### What needs to be done
How many lines of these entries hold the string "this"? Answer with the number alone.

### Provided material
━━━━━━

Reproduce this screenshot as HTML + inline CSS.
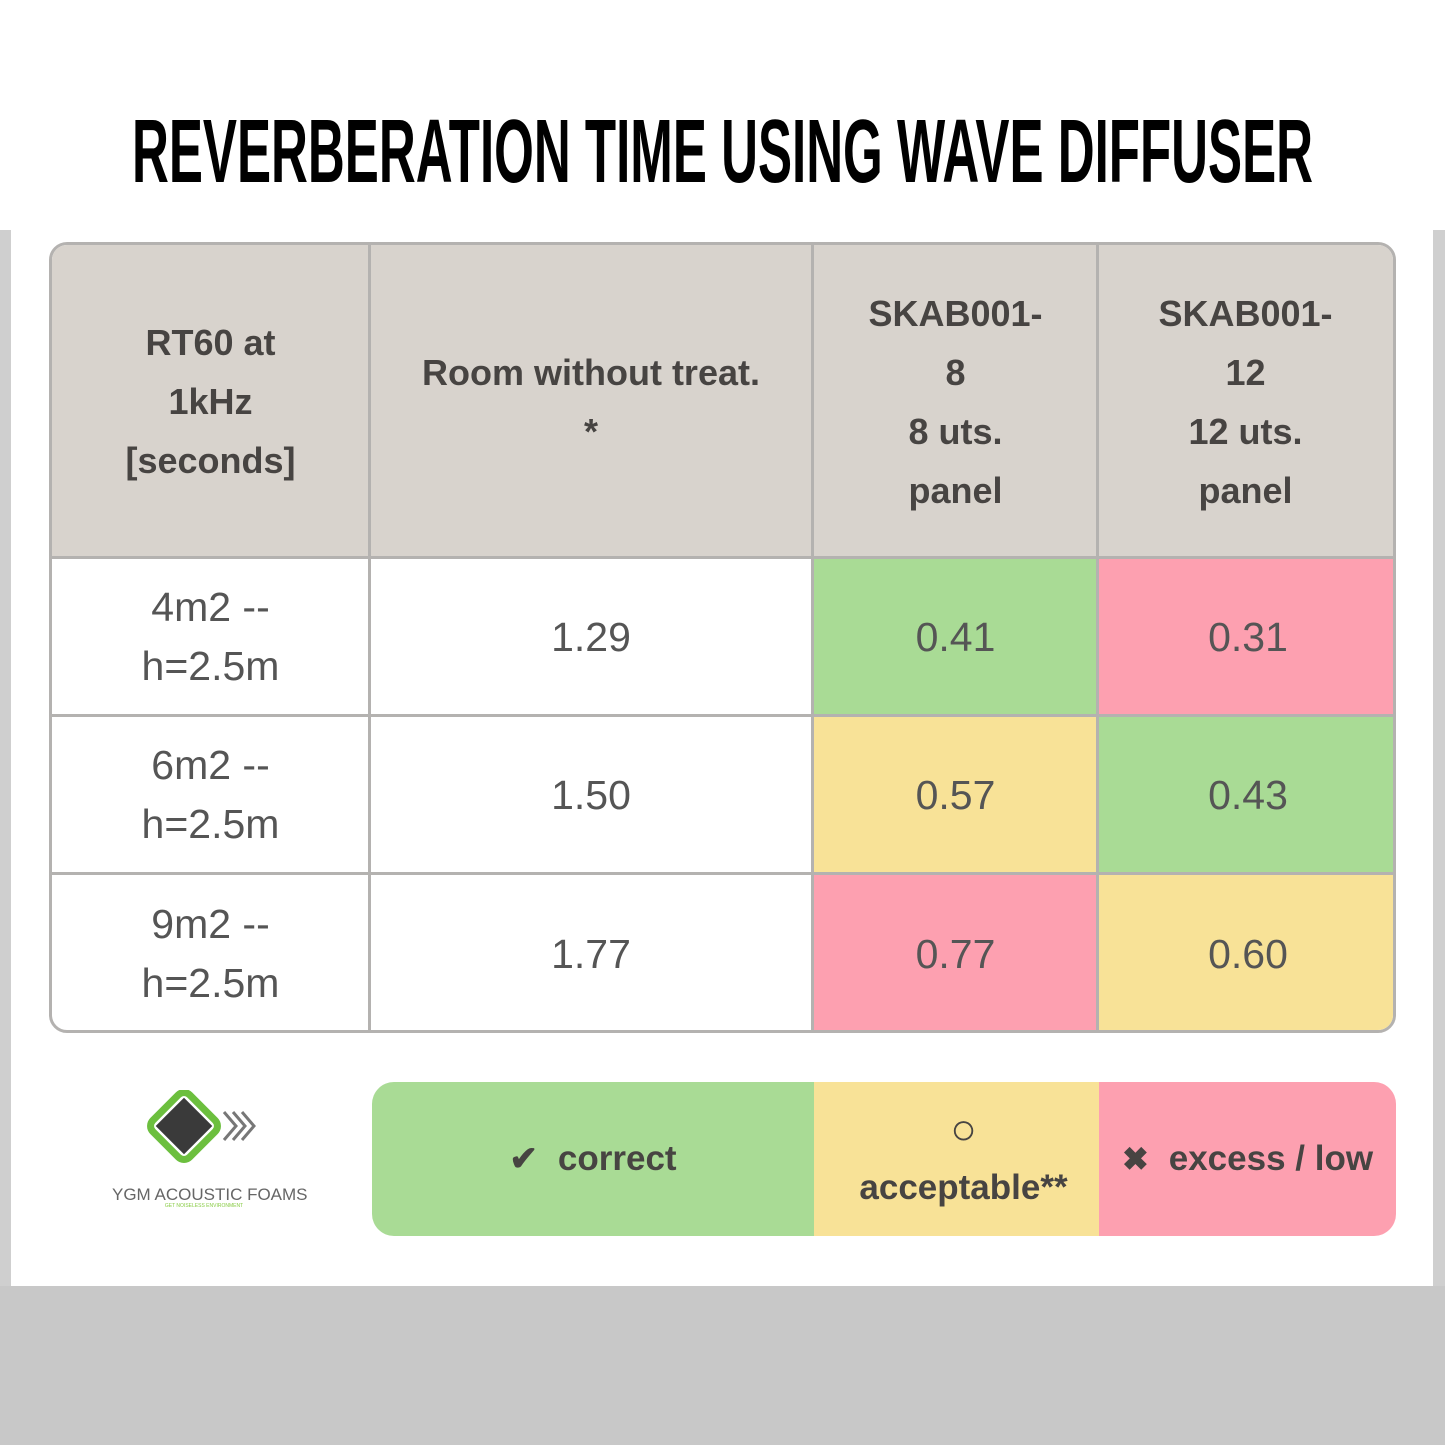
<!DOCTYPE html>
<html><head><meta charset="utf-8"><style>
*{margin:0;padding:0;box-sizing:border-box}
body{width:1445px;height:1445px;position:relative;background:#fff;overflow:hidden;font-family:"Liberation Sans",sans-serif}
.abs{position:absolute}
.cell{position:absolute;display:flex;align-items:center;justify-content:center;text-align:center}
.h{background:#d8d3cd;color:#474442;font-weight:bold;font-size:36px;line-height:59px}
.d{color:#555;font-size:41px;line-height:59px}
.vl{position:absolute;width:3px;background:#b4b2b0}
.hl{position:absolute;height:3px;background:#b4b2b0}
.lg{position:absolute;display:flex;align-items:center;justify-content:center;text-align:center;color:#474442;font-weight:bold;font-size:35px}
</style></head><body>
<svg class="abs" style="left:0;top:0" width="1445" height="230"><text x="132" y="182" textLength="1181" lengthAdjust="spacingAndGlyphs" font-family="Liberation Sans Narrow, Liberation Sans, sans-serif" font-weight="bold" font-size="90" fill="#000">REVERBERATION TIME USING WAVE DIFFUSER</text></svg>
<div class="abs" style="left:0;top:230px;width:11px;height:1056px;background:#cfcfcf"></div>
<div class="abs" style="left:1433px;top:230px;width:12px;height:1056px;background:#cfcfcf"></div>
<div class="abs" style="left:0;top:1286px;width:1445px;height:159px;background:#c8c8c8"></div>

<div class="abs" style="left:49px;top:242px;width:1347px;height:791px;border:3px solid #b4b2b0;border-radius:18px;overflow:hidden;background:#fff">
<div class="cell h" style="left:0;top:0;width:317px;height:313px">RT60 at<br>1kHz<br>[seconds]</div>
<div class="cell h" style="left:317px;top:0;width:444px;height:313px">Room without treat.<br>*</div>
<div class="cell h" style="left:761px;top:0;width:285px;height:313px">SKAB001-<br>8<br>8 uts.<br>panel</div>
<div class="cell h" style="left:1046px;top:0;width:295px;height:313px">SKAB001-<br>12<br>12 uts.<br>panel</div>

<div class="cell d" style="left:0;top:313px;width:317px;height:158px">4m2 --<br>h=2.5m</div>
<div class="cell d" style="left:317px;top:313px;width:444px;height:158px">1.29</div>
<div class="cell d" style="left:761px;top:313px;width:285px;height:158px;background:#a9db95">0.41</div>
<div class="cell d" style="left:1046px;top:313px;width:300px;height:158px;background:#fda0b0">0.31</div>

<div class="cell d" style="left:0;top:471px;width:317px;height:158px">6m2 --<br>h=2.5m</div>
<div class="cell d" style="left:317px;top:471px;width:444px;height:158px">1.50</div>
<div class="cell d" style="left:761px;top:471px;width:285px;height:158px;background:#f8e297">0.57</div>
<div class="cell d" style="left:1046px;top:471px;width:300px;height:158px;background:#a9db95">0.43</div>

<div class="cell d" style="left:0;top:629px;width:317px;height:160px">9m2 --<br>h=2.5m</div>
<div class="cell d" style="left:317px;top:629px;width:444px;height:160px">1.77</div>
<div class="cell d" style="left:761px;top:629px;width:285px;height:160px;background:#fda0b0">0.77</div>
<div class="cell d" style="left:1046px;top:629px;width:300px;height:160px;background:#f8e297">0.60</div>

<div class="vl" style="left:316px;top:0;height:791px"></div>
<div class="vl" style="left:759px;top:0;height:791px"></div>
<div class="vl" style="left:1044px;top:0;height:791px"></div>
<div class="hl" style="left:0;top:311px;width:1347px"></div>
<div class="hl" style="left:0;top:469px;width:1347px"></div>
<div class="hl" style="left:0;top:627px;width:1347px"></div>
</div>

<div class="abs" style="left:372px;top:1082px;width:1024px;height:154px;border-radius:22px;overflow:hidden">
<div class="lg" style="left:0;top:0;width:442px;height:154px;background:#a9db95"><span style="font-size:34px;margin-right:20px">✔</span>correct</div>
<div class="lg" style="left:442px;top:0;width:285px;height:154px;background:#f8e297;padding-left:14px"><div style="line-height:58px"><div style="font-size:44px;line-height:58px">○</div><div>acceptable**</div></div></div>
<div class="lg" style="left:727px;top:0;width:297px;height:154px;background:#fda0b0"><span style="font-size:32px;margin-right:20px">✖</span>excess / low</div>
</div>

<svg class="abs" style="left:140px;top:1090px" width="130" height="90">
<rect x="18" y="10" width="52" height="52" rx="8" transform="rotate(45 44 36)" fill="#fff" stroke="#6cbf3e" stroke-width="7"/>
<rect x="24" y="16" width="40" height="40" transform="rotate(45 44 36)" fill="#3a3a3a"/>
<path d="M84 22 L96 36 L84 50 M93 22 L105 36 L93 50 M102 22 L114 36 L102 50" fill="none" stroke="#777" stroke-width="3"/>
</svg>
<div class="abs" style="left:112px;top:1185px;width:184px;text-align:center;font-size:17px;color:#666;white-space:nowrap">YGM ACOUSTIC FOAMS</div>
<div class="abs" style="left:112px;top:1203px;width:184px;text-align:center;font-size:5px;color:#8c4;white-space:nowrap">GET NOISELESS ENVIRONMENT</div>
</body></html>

━━━━━━

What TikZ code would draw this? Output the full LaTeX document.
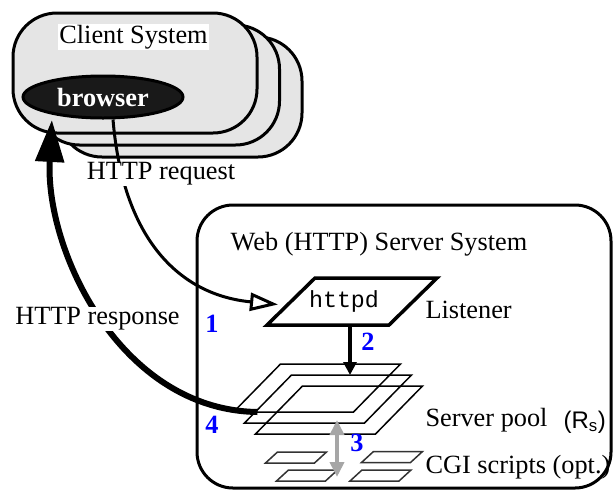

━━━━━━

### Full output
2